╭─ GIVEN DATA

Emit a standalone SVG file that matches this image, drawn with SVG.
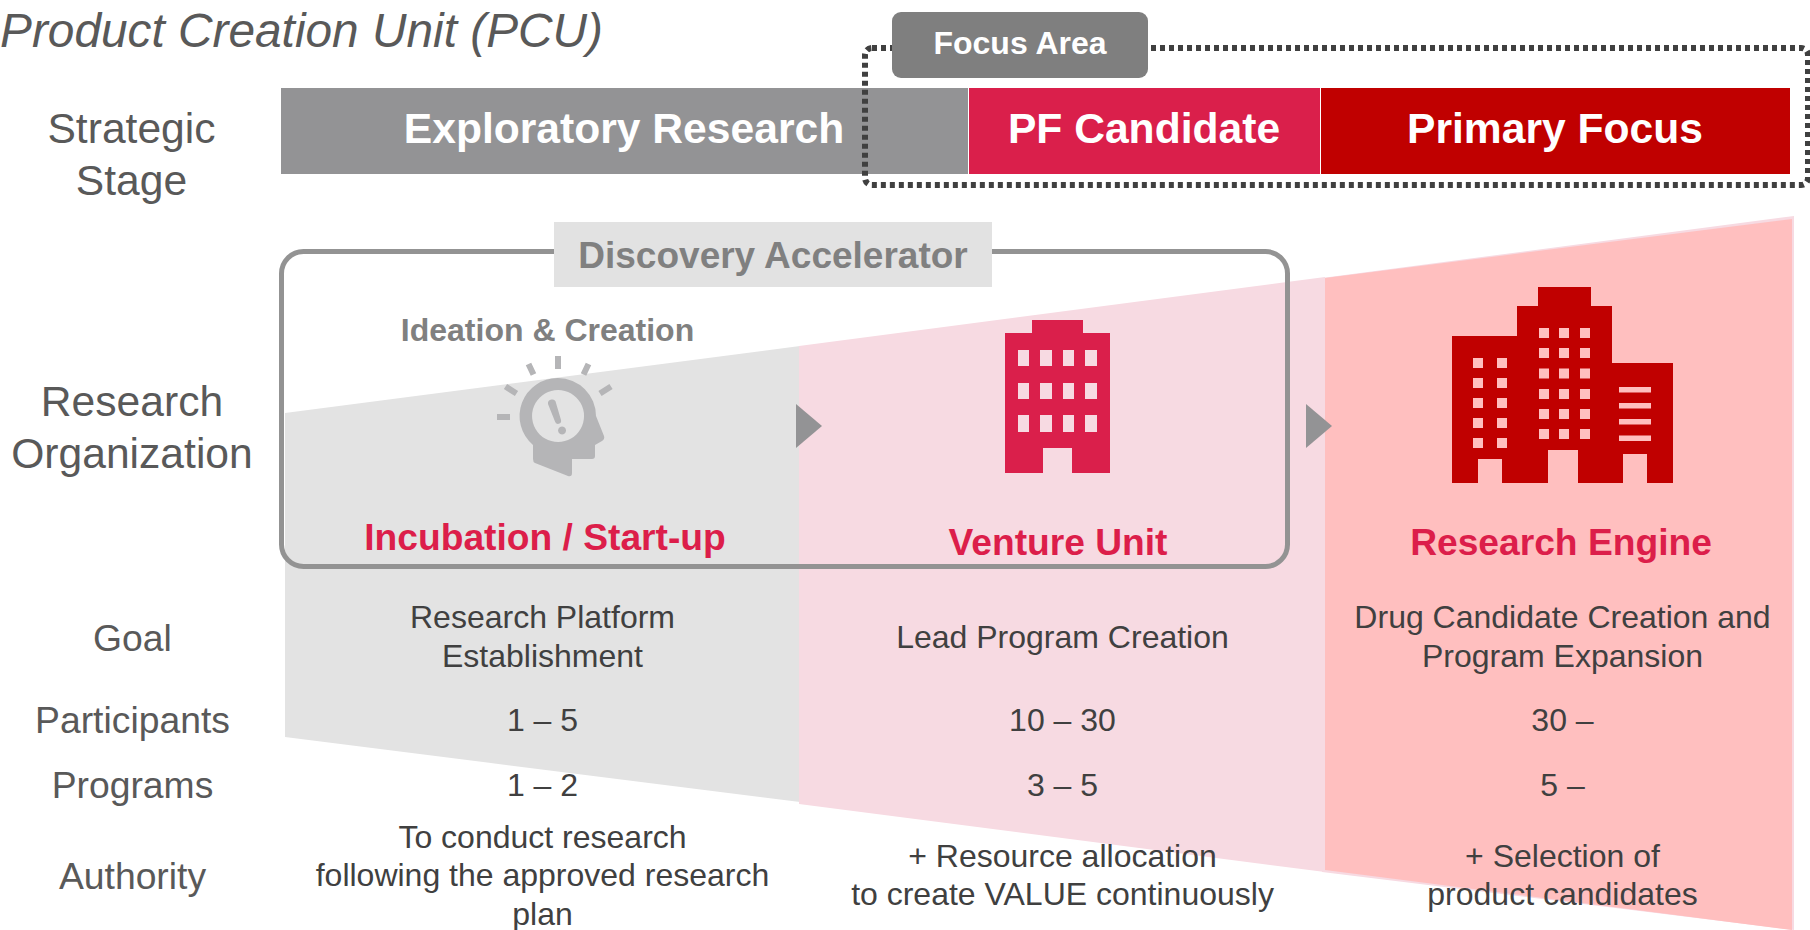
<svg xmlns="http://www.w3.org/2000/svg" width="1810" height="930" viewBox="0 0 1810 930">
<style>
text{font-family:"Liberation Sans",Arial,sans-serif;text-anchor:middle}
.lab{font-size:42.600px;fill:#595959}
.row{font-size:37.300px;fill:#595959}
.cell{font-size:32px;fill:#404040}
.stage{font-size:42.600px;font-weight:700;fill:#fff}
.unit{font-size:37.200px;font-weight:700;fill:#dc1e4a}
.ray{stroke:#b5b5b7;stroke-width:6;fill:none}
</style>
<rect width="1810" height="930" fill="#fff"/>
<g id="title"><text x="0" y="46.500" style="text-anchor:start;font-size:47.800px;font-style:italic;fill:#595959">Product Creation Unit (PCU)</text></g>
<g id="bands">
<polygon points="285,413 800,346 800,802 285,737" fill="#e3e3e3"/>
<polygon points="799,346 1325,277 1325,872 799,804" fill="#f7dae2"/>
<polygon points="1322,278 1794,216 1794,930 1322,872" fill="#f7dae2"/>
<polygon points="1325,278 1792,219 1792,930 1325,870" fill="#ffbfbf"/>
</g>
<g id="stage-bar">
<rect x="281" y="88" width="687" height="86" fill="#939395"/>
<rect x="969" y="88" width="351" height="86" fill="#da1f4b"/>
<rect x="1321" y="88" width="469" height="86" fill="#c00000"/>
<text class="stage" x="624" y="143">Exploratory Research</text>
<text class="stage" x="1144" y="143">PF Candidate</text>
<text class="stage" x="1555" y="143">Primary Focus</text>
</g>
<g id="focus-area">
<rect x="865" y="48" width="943" height="137" rx="7" fill="none" stroke="#404040" stroke-width="6" stroke-dasharray="5 4"/>
<rect x="892" y="12" width="256" height="66" rx="9" fill="#7f7f7f"/>
<text x="1020" y="54" style="font-size:32px;font-weight:700;fill:#fff">Focus Area</text>
</g>
<g id="discovery-accelerator">
<rect x="281.500" y="251.500" width="1006" height="315" rx="22" fill="none" stroke="#939393" stroke-width="5"/>
<rect x="554" y="222" width="438" height="65" fill="#e2e2e2"/>
<text x="773" y="267.500" style="font-size:37px;font-weight:700;fill:#808080">Discovery Accelerator</text>
</g>
<g id="connectors">
<polygon points="796,404 822,426 796,448" fill="#939395"/>
<polygon points="1306,404 1332,426 1306,448" fill="#939395"/>
</g>
<g id="incubation">
<text x="547.500" y="341" style="font-size:32px;font-weight:700;fill:#808080">Ideation &amp; Creation</text>
<path fill-rule="evenodd" fill="#b5b5b7" d="M558,378A38,38 0 0 1 596,416L604,436q1,3 -2,5L595,445V456q0,3 -3,3H572V473q0,4 -4,3L535,463q-2,-1 -2,-4V445A38,38 0 0 1 558,378zM558,390a26,26 0 1 0 0.100,0z"/>
<path fill="#b5b5b7" d="M548,404a4,4 0 0 1 8,-1l5,17a3,3 0 0 1 -6,1.500zM562,426.500a4,4 0 1 0 0.100,0z"/>
<path class="ray" d="M558,356v13M528.500,364l5,10.500M588.500,364l-5,10.500M505.500,386.500l11,7M611,386.500l-11,7M497,417h13"/>
<text x="545" y="550" class="unit">Incubation / Start-up</text>
</g>
<g id="venture">
<path fill="#da1f4b" fill-rule="evenodd" d="M1032,320h51v13h27v140h-38v-25h-29v25h-38v-140h27zM1018,350v16h11v-16zM1040,350v16h12v-16zM1063,350v16h11v-16zM1085,350v16h12v-16zM1018,383v16h11v-16zM1040,383v16h12v-16zM1063,383v16h11v-16zM1085,383v16h12v-16zM1018,415v17h11v-17zM1040,415v17h12v-17zM1063,415v17h11v-17zM1085,415v17h12v-17z"/>
<text x="1058" y="554.500" class="unit">Venture Unit</text>
</g>
<g id="engine">
<path fill="#c00000" d="M1538,287h53v19h21v57h61v120h-221v-147h65v-30h21z"/>
<g fill="#ffbfbf">
<rect x="1539" y="328" width="10" height="10"/><rect x="1559" y="328" width="10" height="10"/><rect x="1580" y="328" width="10" height="10"/>
<rect x="1539" y="348" width="10" height="10"/><rect x="1559" y="348" width="10" height="10"/><rect x="1580" y="348" width="10" height="10"/>
<rect x="1539" y="368.500" width="10" height="10"/><rect x="1559" y="368.500" width="10" height="10"/><rect x="1580" y="368.500" width="10" height="10"/>
<rect x="1539" y="389" width="10" height="10"/><rect x="1559" y="389" width="10" height="10"/><rect x="1580" y="389" width="10" height="10"/>
<rect x="1539" y="409" width="10" height="10"/><rect x="1559" y="409" width="10" height="10"/><rect x="1580" y="409" width="10" height="10"/>
<rect x="1539" y="429" width="10" height="10"/><rect x="1559" y="429" width="10" height="10"/><rect x="1580" y="429" width="10" height="10"/>
<rect x="1473" y="358" width="10" height="10"/><rect x="1497" y="358" width="10" height="10"/>
<rect x="1473" y="378" width="10" height="10"/><rect x="1497" y="378" width="10" height="10"/>
<rect x="1473" y="398" width="10" height="10"/><rect x="1497" y="398" width="10" height="10"/>
<rect x="1473" y="418" width="10" height="10"/><rect x="1497" y="418" width="10" height="10"/>
<rect x="1473" y="438" width="10" height="10"/><rect x="1497" y="438" width="10" height="10"/>
<rect x="1619" y="387" width="32" height="5.500"/><rect x="1619" y="403" width="32" height="5.500"/><rect x="1619" y="419" width="32" height="5.500"/><rect x="1619" y="435.500" width="32" height="5.500"/>
<rect x="1478" y="459" width="24" height="24"/><rect x="1548" y="450" width="30" height="33"/><rect x="1623" y="454" width="24" height="29"/>
</g>
<text x="1561" y="554.500" class="unit">Research Engine</text>
</g>
<g id="row-labels">
<text class="lab" x="131.500" y="143">Strategic</text><text class="lab" x="131.500" y="195">Stage</text>
<text class="lab" x="132" y="416">Research</text><text class="lab" x="132" y="468">Organization</text>
<text class="row" x="132.500" y="650.500">Goal</text>
<text class="row" x="132.500" y="733">Participants</text>
<text class="row" x="132.500" y="798">Programs</text>
<text class="row" x="132.500" y="889">Authority</text>
</g>
<g id="cells">
<text class="cell" x="542.500" y="628">Research Platform</text><text class="cell" x="542.500" y="667">Establishment</text>
<text class="cell" x="1062.500" y="648">Lead Program Creation</text>
<text class="cell" x="1562.500" y="628">Drug Candidate Creation and</text><text class="cell" x="1562.500" y="667">Program Expansion</text>
<text class="cell" x="542.500" y="731">1 – 5</text><text class="cell" x="1062.500" y="731">10 – 30</text><text class="cell" x="1562.500" y="731">30 –</text>
<text class="cell" x="542.500" y="796">1 – 2</text><text class="cell" x="1062.500" y="796">3 – 5</text><text class="cell" x="1562.500" y="796">5 –</text>
<text class="cell" x="542.500" y="848">To conduct research</text><text class="cell" x="542.500" y="886">following the approved research</text><text class="cell" x="542.500" y="925">plan</text>
<text class="cell" x="1062.500" y="867">+ Resource allocation</text><text class="cell" x="1062.500" y="905">to create VALUE continuously</text>
<text class="cell" x="1562.500" y="867">+ Selection of</text><text class="cell" x="1562.500" y="905">product candidates</text>
</g>
</svg>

╰─

## WORK INSTRUCTIONS
In the copy, include no pictures; restate the listing above exactly.

## SOLUTION BELOW
Emit a standalone SVG file that matches this image, drawn with SVG.
<svg xmlns="http://www.w3.org/2000/svg" width="1810" height="930" viewBox="0 0 1810 930">
<style>
text{font-family:"Liberation Sans",Arial,sans-serif;text-anchor:middle}
.lab{font-size:42.600px;fill:#595959}
.row{font-size:37.300px;fill:#595959}
.cell{font-size:32px;fill:#404040}
.stage{font-size:42.600px;font-weight:700;fill:#fff}
.unit{font-size:37.200px;font-weight:700;fill:#dc1e4a}
.ray{stroke:#b5b5b7;stroke-width:6;fill:none}
</style>
<rect width="1810" height="930" fill="#fff"/>
<g id="title"><text x="0" y="46.500" style="text-anchor:start;font-size:47.800px;font-style:italic;fill:#595959">Product Creation Unit (PCU)</text></g>
<g id="bands">
<polygon points="285,413 800,346 800,802 285,737" fill="#e3e3e3"/>
<polygon points="799,346 1325,277 1325,872 799,804" fill="#f7dae2"/>
<polygon points="1322,278 1794,216 1794,930 1322,872" fill="#f7dae2"/>
<polygon points="1325,278 1792,219 1792,930 1325,870" fill="#ffbfbf"/>
</g>
<g id="stage-bar">
<rect x="281" y="88" width="687" height="86" fill="#939395"/>
<rect x="969" y="88" width="351" height="86" fill="#da1f4b"/>
<rect x="1321" y="88" width="469" height="86" fill="#c00000"/>
<text class="stage" x="624" y="143">Exploratory Research</text>
<text class="stage" x="1144" y="143">PF Candidate</text>
<text class="stage" x="1555" y="143">Primary Focus</text>
</g>
<g id="focus-area">
<rect x="865" y="48" width="943" height="137" rx="7" fill="none" stroke="#404040" stroke-width="6" stroke-dasharray="5 4"/>
<rect x="892" y="12" width="256" height="66" rx="9" fill="#7f7f7f"/>
<text x="1020" y="54" style="font-size:32px;font-weight:700;fill:#fff">Focus Area</text>
</g>
<g id="discovery-accelerator">
<rect x="281.500" y="251.500" width="1006" height="315" rx="22" fill="none" stroke="#939393" stroke-width="5"/>
<rect x="554" y="222" width="438" height="65" fill="#e2e2e2"/>
<text x="773" y="267.500" style="font-size:37px;font-weight:700;fill:#808080">Discovery Accelerator</text>
</g>
<g id="connectors">
<polygon points="796,404 822,426 796,448" fill="#939395"/>
<polygon points="1306,404 1332,426 1306,448" fill="#939395"/>
</g>
<g id="incubation">
<text x="547.500" y="341" style="font-size:32px;font-weight:700;fill:#808080">Ideation &amp; Creation</text>
<path fill-rule="evenodd" fill="#b5b5b7" d="M558,378A38,38 0 0 1 596,416L604,436q1,3 -2,5L595,445V456q0,3 -3,3H572V473q0,4 -4,3L535,463q-2,-1 -2,-4V445A38,38 0 0 1 558,378zM558,390a26,26 0 1 0 0.100,0z"/>
<path fill="#b5b5b7" d="M548,404a4,4 0 0 1 8,-1l5,17a3,3 0 0 1 -6,1.500zM562,426.500a4,4 0 1 0 0.100,0z"/>
<path class="ray" d="M558,356v13M528.500,364l5,10.500M588.500,364l-5,10.500M505.500,386.500l11,7M611,386.500l-11,7M497,417h13"/>
<text x="545" y="550" class="unit">Incubation / Start-up</text>
</g>
<g id="venture">
<path fill="#da1f4b" fill-rule="evenodd" d="M1032,320h51v13h27v140h-38v-25h-29v25h-38v-140h27zM1018,350v16h11v-16zM1040,350v16h12v-16zM1063,350v16h11v-16zM1085,350v16h12v-16zM1018,383v16h11v-16zM1040,383v16h12v-16zM1063,383v16h11v-16zM1085,383v16h12v-16zM1018,415v17h11v-17zM1040,415v17h12v-17zM1063,415v17h11v-17zM1085,415v17h12v-17z"/>
<text x="1058" y="554.500" class="unit">Venture Unit</text>
</g>
<g id="engine">
<path fill="#c00000" d="M1538,287h53v19h21v57h61v120h-221v-147h65v-30h21z"/>
<g fill="#ffbfbf">
<rect x="1539" y="328" width="10" height="10"/><rect x="1559" y="328" width="10" height="10"/><rect x="1580" y="328" width="10" height="10"/>
<rect x="1539" y="348" width="10" height="10"/><rect x="1559" y="348" width="10" height="10"/><rect x="1580" y="348" width="10" height="10"/>
<rect x="1539" y="368.500" width="10" height="10"/><rect x="1559" y="368.500" width="10" height="10"/><rect x="1580" y="368.500" width="10" height="10"/>
<rect x="1539" y="389" width="10" height="10"/><rect x="1559" y="389" width="10" height="10"/><rect x="1580" y="389" width="10" height="10"/>
<rect x="1539" y="409" width="10" height="10"/><rect x="1559" y="409" width="10" height="10"/><rect x="1580" y="409" width="10" height="10"/>
<rect x="1539" y="429" width="10" height="10"/><rect x="1559" y="429" width="10" height="10"/><rect x="1580" y="429" width="10" height="10"/>
<rect x="1473" y="358" width="10" height="10"/><rect x="1497" y="358" width="10" height="10"/>
<rect x="1473" y="378" width="10" height="10"/><rect x="1497" y="378" width="10" height="10"/>
<rect x="1473" y="398" width="10" height="10"/><rect x="1497" y="398" width="10" height="10"/>
<rect x="1473" y="418" width="10" height="10"/><rect x="1497" y="418" width="10" height="10"/>
<rect x="1473" y="438" width="10" height="10"/><rect x="1497" y="438" width="10" height="10"/>
<rect x="1619" y="387" width="32" height="5.500"/><rect x="1619" y="403" width="32" height="5.500"/><rect x="1619" y="419" width="32" height="5.500"/><rect x="1619" y="435.500" width="32" height="5.500"/>
<rect x="1478" y="459" width="24" height="24"/><rect x="1548" y="450" width="30" height="33"/><rect x="1623" y="454" width="24" height="29"/>
</g>
<text x="1561" y="554.500" class="unit">Research Engine</text>
</g>
<g id="row-labels">
<text class="lab" x="131.500" y="143">Strategic</text><text class="lab" x="131.500" y="195">Stage</text>
<text class="lab" x="132" y="416">Research</text><text class="lab" x="132" y="468">Organization</text>
<text class="row" x="132.500" y="650.500">Goal</text>
<text class="row" x="132.500" y="733">Participants</text>
<text class="row" x="132.500" y="798">Programs</text>
<text class="row" x="132.500" y="889">Authority</text>
</g>
<g id="cells">
<text class="cell" x="542.500" y="628">Research Platform</text><text class="cell" x="542.500" y="667">Establishment</text>
<text class="cell" x="1062.500" y="648">Lead Program Creation</text>
<text class="cell" x="1562.500" y="628">Drug Candidate Creation and</text><text class="cell" x="1562.500" y="667">Program Expansion</text>
<text class="cell" x="542.500" y="731">1 – 5</text><text class="cell" x="1062.500" y="731">10 – 30</text><text class="cell" x="1562.500" y="731">30 –</text>
<text class="cell" x="542.500" y="796">1 – 2</text><text class="cell" x="1062.500" y="796">3 – 5</text><text class="cell" x="1562.500" y="796">5 –</text>
<text class="cell" x="542.500" y="848">To conduct research</text><text class="cell" x="542.500" y="886">following the approved research</text><text class="cell" x="542.500" y="925">plan</text>
<text class="cell" x="1062.500" y="867">+ Resource allocation</text><text class="cell" x="1062.500" y="905">to create VALUE continuously</text>
<text class="cell" x="1562.500" y="867">+ Selection of</text><text class="cell" x="1562.500" y="905">product candidates</text>
</g>
</svg>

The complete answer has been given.